Hablemos de nuestros hijos: la cuarentena y los límites
La cuarentena nos tomó desprevenidos. Veníamos los padres muy tranquilos delegando en otros unos cuantos límites: la maestra le ponía las zapatillas a nuestro hijito de 4 años, el niño tomaba muchas decisiones: cuándo se levantaba de la mesa, cuándo entraba o salía de la bañadera, o cuándo se iba a la cama. Los chicos decidían lo que comían y dónde, cuánta televisión veían, cuándo usaban el teléfono de mamá, si se peinaban o no lo hacían… Como iban varias horas al colegio o al jardín maternal, era corto el tiempo en el que negociábamos o discutíamos estos temas y entonces no nos preocupábamos. Sin darnos cuenta de que no teníamos suficiente autoridad con nuestros hijos. Y no hablo de autoritarismo (arbitrario y rígido) sino de una buena autoridad firme y tierna.

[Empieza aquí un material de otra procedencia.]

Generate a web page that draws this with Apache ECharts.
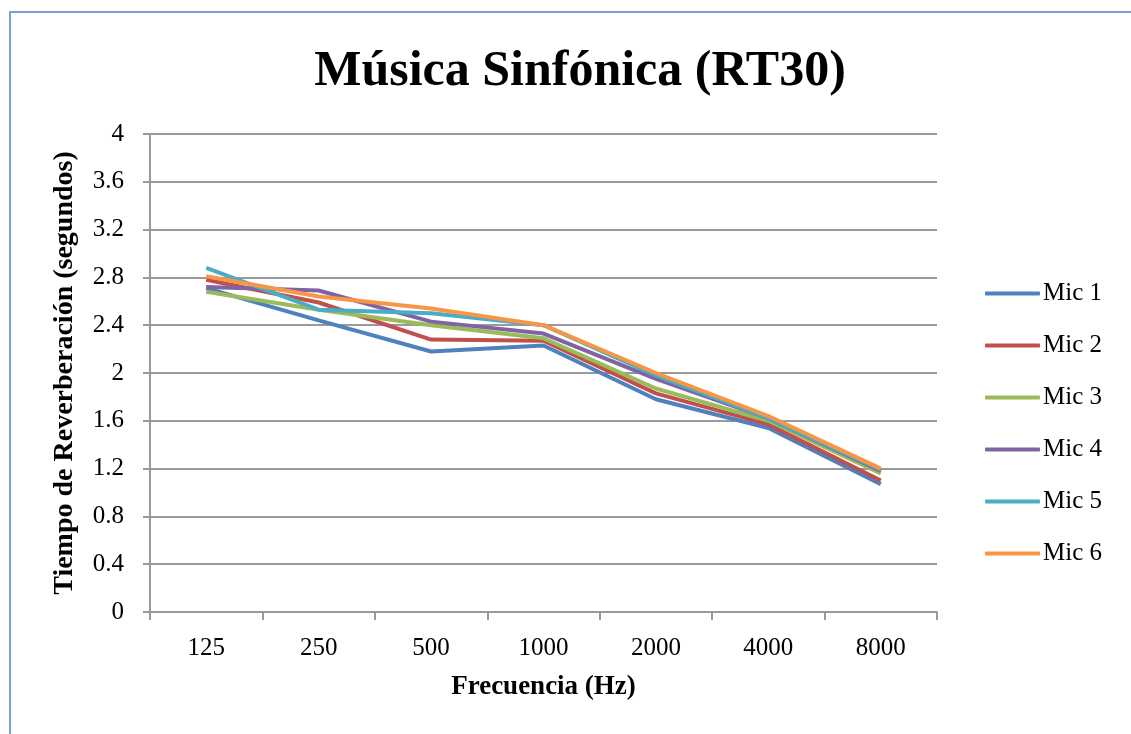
<!DOCTYPE html>
<html>
<head>
<meta charset="utf-8">
<script src="https://cdn.jsdelivr.net/npm/echarts@6/dist/echarts.min.js"></script>
<style>
  html, body { margin: 0; padding: 0; background: #fff; }
  #frame { position: absolute; left: 9px; top: 11px; width: 1140px; height: 740px; border: 2px solid #79a3d3; box-sizing: border-box; }
  #chart { position: absolute; left: 0; top: 0; width: 1131px; height: 734px; }
</style>
</head>
<body>
<div id="frame"></div>
<div id="chart"></div>
<script>
const categories = ['125', '250', '500', '1000', '2000', '4000', '8000'];
const seriesNames = ['Mic 1', 'Mic 2', 'Mic 3', 'Mic 4', 'Mic 5', 'Mic 6'];
const mic1 = [2.71, 2.44, 2.18, 2.23, 1.78, 1.54, 1.07];
const mic2 = [2.78, 2.59, 2.28, 2.27, 1.83, 1.57, 1.10];
const mic3 = [2.68, 2.53, 2.40, 2.29, 1.87, 1.60, 1.16];
const mic4 = [2.72, 2.69, 2.43, 2.33, 1.95, 1.62, 1.18];
const mic5 = [2.88, 2.53, 2.50, 2.40, 1.98, 1.62, 1.19];
const mic6 = [2.81, 2.64, 2.54, 2.40, 2.00, 1.64, 1.20];
const colors = ['#4f81bd', '#c0504d', '#9bbb59', '#8064a2', '#4bacc6', '#f79646'];

const values = [mic1, mic2, mic3, mic4, mic5, mic6];
const serif = '"Liberation Serif", "DejaVu Serif", serif';

const chart = echarts.init(document.getElementById('chart'), null, { renderer: 'canvas' });
chart.setOption({
  animation: false,
  color: colors,
  title: {
    text: 'Música Sinfónica (RT30)',
    left: 575,
    top: 42,
    textAlign: 'center',
    textStyle: { fontFamily: serif, fontWeight: 'bold', fontSize: 50, color: '#000' }
  },
  legend: {
    orient: 'vertical',
    left: 980,
    top: 276,
    itemWidth: 55,
    itemHeight: 4,
    itemGap: 27,
    icon: 'roundRect',
    textStyle: { fontFamily: serif, fontSize: 25, color: '#000', lineHeight: 25, padding: [0, 0, 0, -2] },
    data: seriesNames
  },
  grid: { left: 150, top: 134, right: 194, bottom: 122, containLabel: false },
  xAxis: {
    type: 'category',
    data: categories,
    boundaryGap: true,
    name: 'Frecuencia (Hz)',
    nameLocation: 'middle',
    nameGap: 62,
    nameTextStyle: { fontFamily: serif, fontWeight: 'bold', fontSize: 27, color: '#000' },
    axisLine: { lineStyle: { color: '#9a9a9a', width: 2 } },
    axisTick: { show: true, length: 8, lineStyle: { color: '#9a9a9a', width: 2 } },
    axisLabel: { fontFamily: serif, fontSize: 25, color: '#000', margin: 24 }
  },
  yAxis: {
    type: 'value',
    min: 0,
    max: 4,
    interval: 0.4,
    name: 'Tiempo de Reverberación (segundos)',
    nameLocation: 'middle',
    nameGap: 71,
    nameTextStyle: { fontFamily: serif, fontWeight: 'bold', fontSize: 28, color: '#000' },
    axisLine: { show: true, lineStyle: { color: '#9a9a9a', width: 2 } },
    axisTick: { show: true, length: 7, lineStyle: { color: '#9a9a9a', width: 2 } },
    axisLabel: { fontFamily: serif, fontSize: 25, color: '#000', margin: 26,
      formatter: v => String(Math.round(v * 10) / 10) },
    splitLine: { lineStyle: { color: '#9a9a9a', width: 2 } }
  },
  series: seriesNames.map((name, i) => ({
    name: name,
    type: 'line',
    data: values[i],
    symbol: 'none',
    lineStyle: { width: 4, color: colors[i] },
    itemStyle: { color: colors[i] }
  }))
});
</script>
</body>
</html>
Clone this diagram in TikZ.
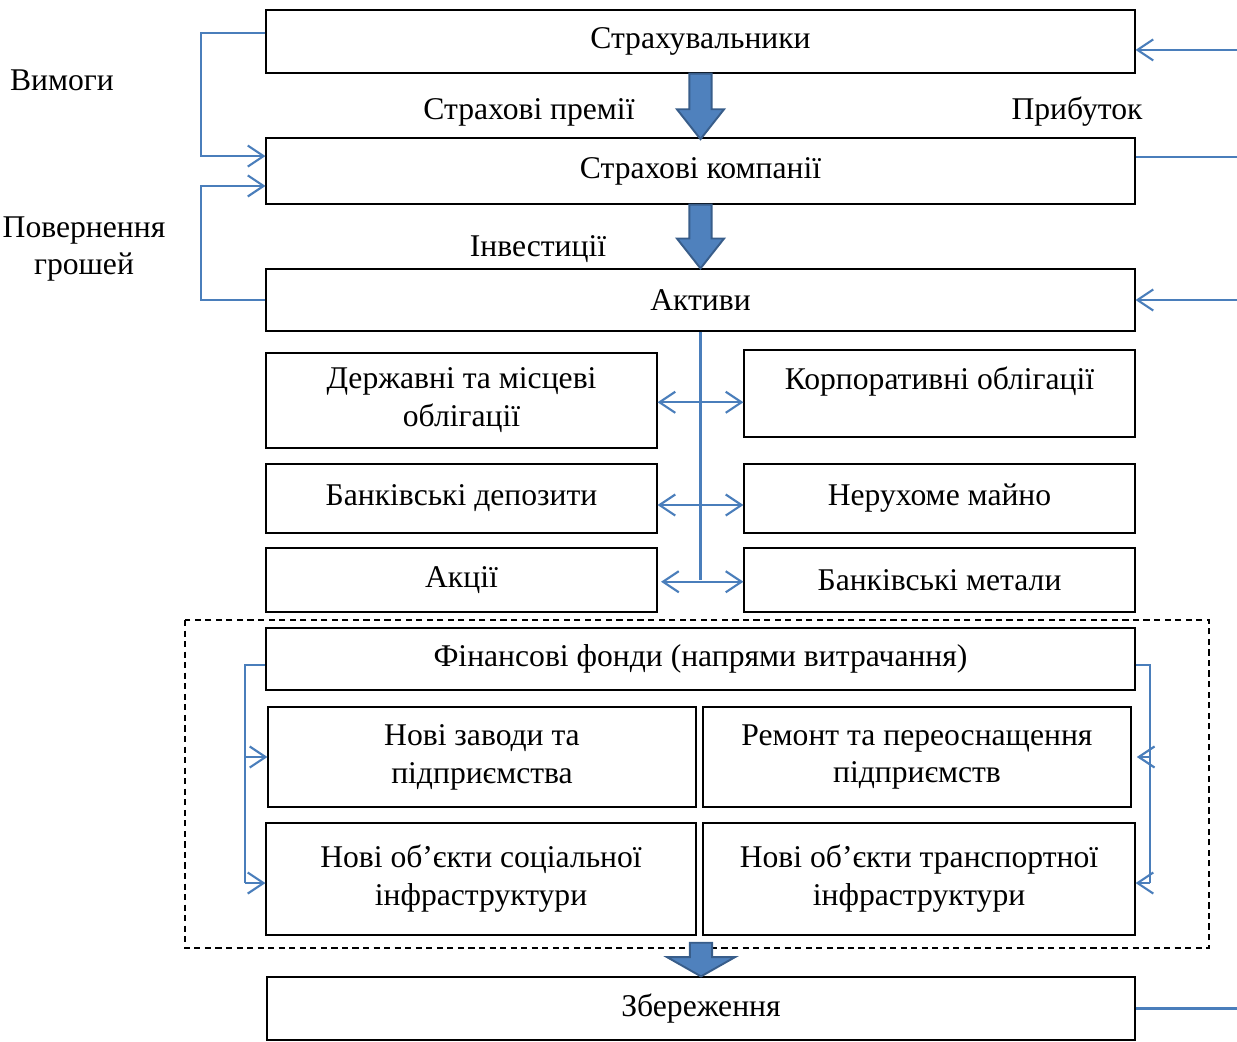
\documentclass[tikz,border=0pt]{standalone}
\usepackage{fontspec}
\setmainfont{Liberation Serif}
\usetikzlibrary{arrows.meta,calc}

\definecolor{lineblue}{HTML}{4A7EBB}
\definecolor{arrfill}{HTML}{4F81BD}
\definecolor{arrdraw}{HTML}{385D8A}

\tikzset{
  box/.style={draw=black, line width=0.7pt, inner sep=2pt, align=center},
  wide/.style={box, minimum width=17.38cm},
  half/.style={box, minimum width=7.82cm},
  conn/.style={draw=lineblue, line width=1.2pt},
  fatarrow/.style={fill=arrfill, draw=arrdraw, line width=1.1pt, line join=miter}
}

% block arrow: tail, tip, half shaft, half head, head length
\newcommand{\fatarr}[5]{%
  \filldraw[fatarrow] let \p1=(#1), \p2=(#2) in
    (\x1-#3,\y1) -- (\x1-#3,\y2+#5) -- (\x1-#4,\y2+#5) -- (\x1,\y2)
    -- (\x1+#4,\y2+#5) -- (\x1+#3,\y2+#5) -- (\x1+#3,\y1) -- cycle;}

\begin{document}
\begin{tikzpicture}[x=0.02cm, y=-0.02cm, font=\fontsize{18}{21.6}\selectfont,
  >={Straight Barb[length=9pt,width=12pt]}]
  \useasboundingbox (0,0) rectangle (1237,1041);

  % main chain
  \node (strah) [wide, minimum height=1.26cm] at (700.5,41.5) {Страхувальники};
  \node (komp) [wide, minimum height=1.32cm] at (700.5,171) {Страхові компанії};
  \node (aktyvy) [wide, minimum height=1.24cm] at (700.5,300) {Активи};

  % assets
  \node (derzh) [half, minimum height=1.9cm] at (461.5,400.5) {Державні та місцеві\\облігації};
  \node (korp) [half, minimum height=1.74cm, text depth=17pt] at (939.5,393.5) {Корпоративні облігації};
  \node (bank) [half, minimum height=1.38cm] at (461.5,498.5) {Банківські депозити};
  \node (nerukh) [half, minimum height=1.38cm] at (939.5,498.5) {Нерухоме майно};
  \node (akcii) [half, minimum height=1.28cm] at (461.5,580) {Акції};
  \node (metaly) [half, minimum height=1.28cm] at (939.5,580) {Банківські метали};

  % funds
  \draw[dashed, dash pattern=on 3.5pt off 2.5pt, line width=0.7pt] (185,620) rectangle (1209,948);
  \node (fin) [wide, minimum height=1.24cm] at (700.5,659) {Фінансові фонди (напрями витрачання)};
  \node (zavody) [box, minimum width=8.56cm, minimum height=2cm] at (482,757) {Нові заводи та\\підприємства};
  \node (remont) [box, minimum width=8.56cm, minimum height=2cm] at (917,757) {Ремонт та переоснащення\\підприємств};
  \node (sotsial) [box, minimum width=8.6cm, minimum height=2.24cm] at (481,879) {Нові об’єкти соціальної\\інфраструктури};
  \node (transp) [box, minimum width=8.64cm, minimum height=2.24cm] at (919,879) {Нові об’єкти транспортної\\інфраструктури};
  \node (zber) [box, minimum width=17.36cm, minimum height=1.26cm] at (701,1008.5) {Збереження};

  % labels
  \node (vymohy) at (62,80) {Вимоги};
  \node (premii) at (529,112) {Страхові премії};
  \node (prybutok) at (1077,112) {Прибуток};
  \node (povern) [align=center] at (84,249) {Повернення\\грошей};
  \node (invest) at (538,249) {Інвестиції};

  % block arrows
  \fatarr{strah.south}{[yshift=-1pt]komp.north}{6.3pt}{13.4pt}{17pt}
  \fatarr{komp.south}{aktyvy.north}{6.3pt}{13.4pt}{17pt}
  \fatarr{[yshift=3pt]zber.north |- 0,948}{zber.north}{6.3pt}{19.4pt}{11pt}

  % left loops
  \coordinate (lx) at (201,0);
  \draw[conn,->] ([yshift=4.8pt]strah.west) -- ([yshift=4.8pt]strah.west -| lx)
    -- ([yshift=8.5pt]komp.west -| lx) -- ([yshift=8.5pt]komp.west);
  \draw[conn,->] (aktyvy.west) -- (aktyvy.west -| lx)
    -- ([yshift=-8.5pt]komp.west -| lx) -- ([yshift=-8.5pt]komp.west);

  % right side
  \coordinate (rx) at (1237,0);
  \draw[conn,->] ([yshift=-4.8pt]strah.east -| rx) -- ([yshift=-4.8pt]strah.east);
  \draw[conn] ([yshift=8pt]komp.east) -- ([yshift=8pt]komp.east -| rx);
  \draw[conn,->] (aktyvy.east -| rx) -- (aktyvy.east);
  \draw[conn] (zber.east) -- (zber.east -| rx);

  % asset spine
  \draw[conn] (aktyvy.south) -- (aktyvy.south |- akcii.east);
  \draw[conn,<->] ([yshift=-1pt]derzh.east) -- ([yshift=-1pt]derzh.east -| korp.west);
  \draw[conn,<->] ([yshift=-3.7pt]bank.east) -- ([yshift=-3.7pt]nerukh.west);
  \draw[conn,<->] ([xshift=2pt,yshift=-1pt]akcii.east) -- ([yshift=-1pt]metaly.west);

  % funds brackets
  \coordinate (fl) at (245,0);
  \coordinate (fr) at (1150,0);
  \draw[conn] ([yshift=-3.4pt]fin.west) -- ([yshift=-3.4pt]fin.west -| fl)
    -- ([yshift=-2.3pt]sotsial.west -| fl);
  \draw[conn,->] (zavody.west -| fl) -- (zavody.west);
  \draw[conn,->] ([yshift=-2.3pt]sotsial.west -| fl) -- ([yshift=-2.3pt]sotsial.west);
  \draw[conn] ([yshift=-3.4pt]fin.east) -- ([yshift=-3.4pt]fin.east -| fr)
    -- ([yshift=-2.3pt]transp.east -| fr);
  \draw[conn,->] (remont.east -| fr) -- ([xshift=3pt]remont.east);
  \draw[conn,->] ([yshift=-2.3pt]transp.east -| fr) -- ([yshift=-2.3pt]transp.east);
\end{tikzpicture}
\end{document}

Por otro lado, muchas veces los padres, en su afán de que sus hijos fueran felices, no los frustraban, no los hacían esperar, ni esforzarse y les evitaban todos los dolores posibles. Algunos lo hacían porque era lo que vivieron en su propia infancia y otros porque era lo que les hubiera gustado vivir.
Así no se puede
La cuarentena con sus 24/24 horas de contacto entre padres e hijos vino a hacernos notar que no se puede vivir de esa manera, que si no encontramos un buen equilibrio entre firmeza y ternura (Gracias A. Lyford Pyke por el maravilloso libro con ese nombre), si no encontramos un camino de paternidad consistente y con cierta coherencia, los padres terminamos enojados, frustrados, exhaustos, desilusionados, incluso tratando mal a nuestros hijos cuando no nos responden como nos imaginamos o como desearíamos que nos respondan ante nuestra enorme entrega y renuncia.
Ya estamos aprendiendo sobre la marcha y a los ponchazos que es inevitable que nuestros hijos se enojen con nosotros, que no podemos evitarles todos los dolores y sufrimientos si no apenas algunos y, en otros casos, sólo podemos acompañarlos y abrazarlos; que de a ratos tienen que esperar porque no somos pulpos ni podemos hacer diez cosas a la vez, que se van a frustrar porque no todo es como ni cuando ellos quieren, que nos tienen que ayudar armando equipo entre todos de modo de llegar a la noche , y también al final de la cuarentena, en un estado emocional equilibrado, o por lo menos ¡no tan desequilibrado!
¿Cuál es la clave?
Las cosas se dicen una sola vez y nosotros adultos nos ocupamos de que ocurran, especialmente con los más chiquitos que no tienen fortaleza interna para hacer lo que les pedimos. Y si no nos podemos ocupar en ese momento, no las expresamos hasta que podamos… en todo caso podríamos ir preparando el territorio diciendo: en un rato se van a bañar. Cuando los chicos empiezan a crecer seguimos diciendo las cosas una sola vez pero les avisamos cuál va a ser la consecuencia en caso de que no lo hagan.
Cuando decimos las cosas muchas veces -con la ilusión de que en la próxima nos respondan- lo que logramos es que se acostumbren a hacer caso cuando nosotros nos alteramos en la quinta o en la décima repetición. Y entonces no hacen nada hasta que no nos ven enojados, esto no funciona nunca, peor, mucho menos hoy en que pasamos muchas horas en casa con ellos y con niveles muy altos de estrés por otros temas que no podemos manejar.
Convencer no es un verbo a conjugar con los chicos, nos desgastamos en el proceso de intentar convencerlos, es más eficaz pensar en impedir, evitar o lograr nosotros que las cosas ocurran. O , apenas crecen un poco -siempre y cuando no sean temas que ponen en riesgos su salud, su seguridad o no son éticamente correctas- que se atengan a las consecuencias que anunciamos.
Para desgastarnos menos y sonreír más sólo se trata de decirles: "De ahora en adelante las cosas las digo una sola vez", ¡y cumplirlo!